As much as the Steinbrenners and Lucchino/Werner/Henry clans may want revenue sharing reduced, it will remain an important part of the MLB business model as long as salaries continue to grow (which they will). But since the big clubs profit more if the smaller clubs profit more, a stadium in Tampa Bay is so important to everyone in the league.
A good point is raised by Maury Brown of The Biz of Baseball, who says MLB owners already padded their pockets on the backs of Tampa Bay:
St. Pete built the then-Florida Suncoast Dome in 1986 to try and bring MLB to the market. When it was completed in 1990, it, and Tampa Bay-St. Pete became a lever to get new stadiums around the league built. Whether it was the White Sox, Giants, or Mariners, all used relocation to the new Dome as a way to get shiny ballparks built.The stadium debate isn't about the Rays - it's about the profits of all 30 MLB clubs.
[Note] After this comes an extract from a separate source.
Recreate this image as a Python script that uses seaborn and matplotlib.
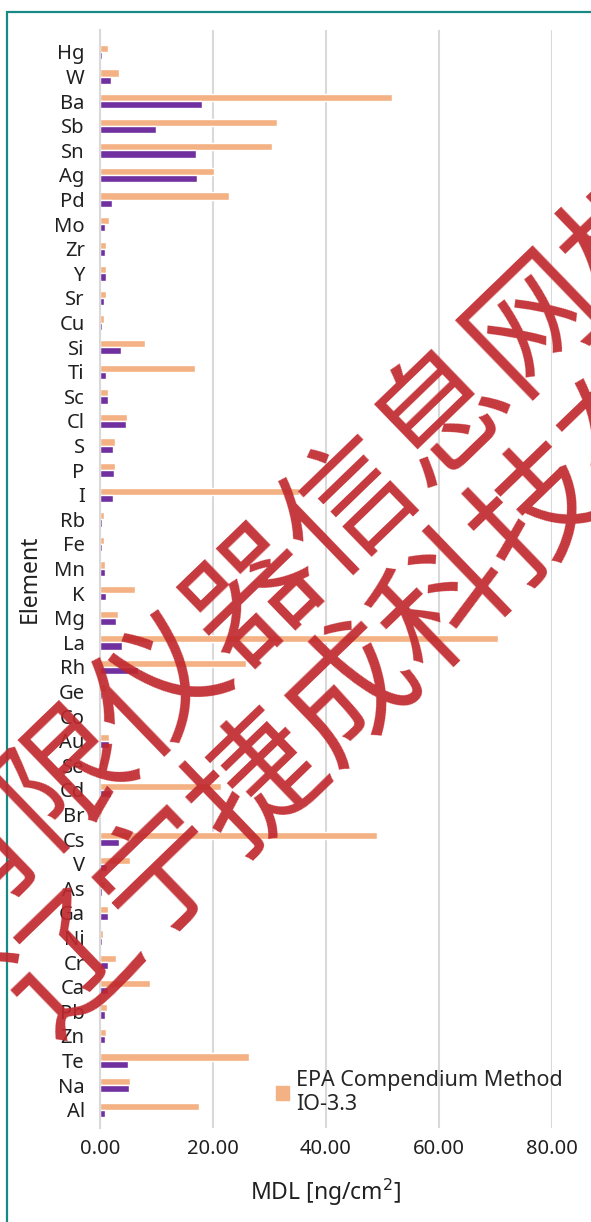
import matplotlib
matplotlib.use("Agg")
import matplotlib.pyplot as plt
from matplotlib.patches import Rectangle, Patch
from matplotlib.ticker import StrMethodFormatter
import pandas as pd
import seaborn as sns

elements = ["Hg", "W", "Ba", "Sb", "Sn", "Ag", "Pd", "Mo", "Zr", "Y", "Sr",
            "Cu", "Si", "Ti", "Sc", "Cl", "S", "P", "I", "Rb", "Fe", "Mn",
            "K", "Mg", "La", "Rh", "Ge", "Co", "Au", "Se", "Cd", "Br", "Cs",
            "V", "As", "Ga", "Ni", "Cr", "Ca", "Pb", "Zn", "Te", "Na", "Al"]

# EPA Compendium Method IO-3.3 MDLs (orange)
epa_mdl = [1.5, 3.4, 51.7, 31.4, 30.4, 20.1, 22.8, 1.6, 1.1, 1.1, 1.1,
           0.65, 7.9, 16.9, 1.5, 4.7, 2.6, 2.6, 35.3, 0.65, 0.65, 0.8,
           6.2, 3.1, 70.5, 25.9, 1.1, 0.1, 1.6, 0.65, 21.5, 0.4, 49.0,
           5.25, 0.8, 1.5, 0.5, 2.9, 8.9, 1.3, 1.0, 26.3, 5.25, 17.5]

# second series (purple), no legend entry in the original
other_mdl = [0.3, 1.9, 18.0, 9.9, 17.0, 17.1, 2.2, 0.8, 0.8, 1.1, 0.65,
             0.3, 3.7, 1.1, 1.35, 4.6, 2.36, 2.5, 2.36, 0.4, 0.3, 0.8,
             1.1, 2.8, 3.95, 6.7, 0.4, 0.05, 1.6, 0.1, 1.95, 0.1, 3.4,
             1.2, 0.4, 1.35, 0.3, 1.35, 1.5, 0.8, 0.8, 5.0, 5.1, 0.9]

series_names = ["EPA Compendium Method\nIO-3.3", "Other"]
colors = ["#F4B183", "#7030A0"]

df = pd.DataFrame({
    "element": elements * 2,
    "mdl": epa_mdl + other_mdl,
    "series": [series_names[0]] * len(elements) + [series_names[1]] * len(elements),
})

sns.set_style("white")
plt.rcParams["font.family"] = ["Noto Sans", "DejaVu Sans"]

W, H = 591, 1222
fig = plt.figure(figsize=(W / 100, H / 100), dpi=100)
ax = fig.add_axes([100 / W, 1 - 1128 / H, (552 - 100) / W, (1128 - 30) / H])

sns.barplot(data=df, y="element", x="mdl", hue="series", order=elements,
            hue_order=series_names, palette=colors, orient="h", width=0.58,
            saturation=1, ax=ax, legend=False)

ax.set_xlim(0, 80)
ax.set_ylim(43.74, -0.894)
ax.set_xticks([0, 20, 40, 60, 80])
ax.xaxis.set_major_formatter(StrMethodFormatter("{x:.2f}"))
ax.grid(axis="x", color="#D9D9D9", linewidth=1.5)
ax.set_axisbelow(True)
for s in ["top", "right", "bottom"]:
    ax.spines[s].set_visible(False)
ax.spines["left"].set_color("#D9D9D9")
ax.spines["left"].set_linewidth(1.5)
ax.tick_params(axis="both", length=0, labelsize=14.5, colors="#202020")
ax.tick_params(axis="x", pad=8)
ax.tick_params(axis="y", pad=11)
ax.set_xlabel("MDL [ng/cm$^2$]", fontsize=16.5, color="#202020", labelpad=13)
ax.set_ylabel("Element", fontsize=16.5, color="#202020", labelpad=9)

ax.legend(handles=[Patch(color=colors[0], label=series_names[0])],
          loc="lower left", bbox_to_anchor=(0.36, 0.0), frameon=False,
          fontsize=15.5, handlelength=0.6, handleheight=0.6,
          handletextpad=0.35, borderaxespad=0.2, labelspacing=0.1)

# chart border (teal), only left and top edges visible in the crop
fig.patches.append(Rectangle((7 / W, -0.5), 2, 0.5 + 1 - 12 / H, fill=False,
                             edgecolor="#178A86", linewidth=1.6,
                             transform=fig.transFigure, figure=fig))

# watermark
wm = dict(fontsize=94, color="#C0282D", alpha=0.92, rotation=44,
          ha="center", va="center", rotation_mode="anchor", weight="medium",
          family=["Noto Sans CJK SC", "DejaVu Sans"], zorder=10)
fig.text(304 / W, 1 - 552 / H, "有限仪器信息网标", **wm)
fig.text(354 / W, 1 - 694 / H, "辽宁捷成科技有", **wm)

fig.savefig("out.png", dpi=100)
If simply building a new stadium was the instant fix some people suggest, MLB would step in to help close the $200 million funding gap Tampa Bay faces in building a $500-$600 million stadium. But it's not. Unfortunately, the stadium debate is much like the national debt debate and there's no instant fix.
The problem in Tampa Bay isn't just about the fans or the market - it's about MLB. It allowed its business expenses to skyrocket, and now it wants you to help fix it.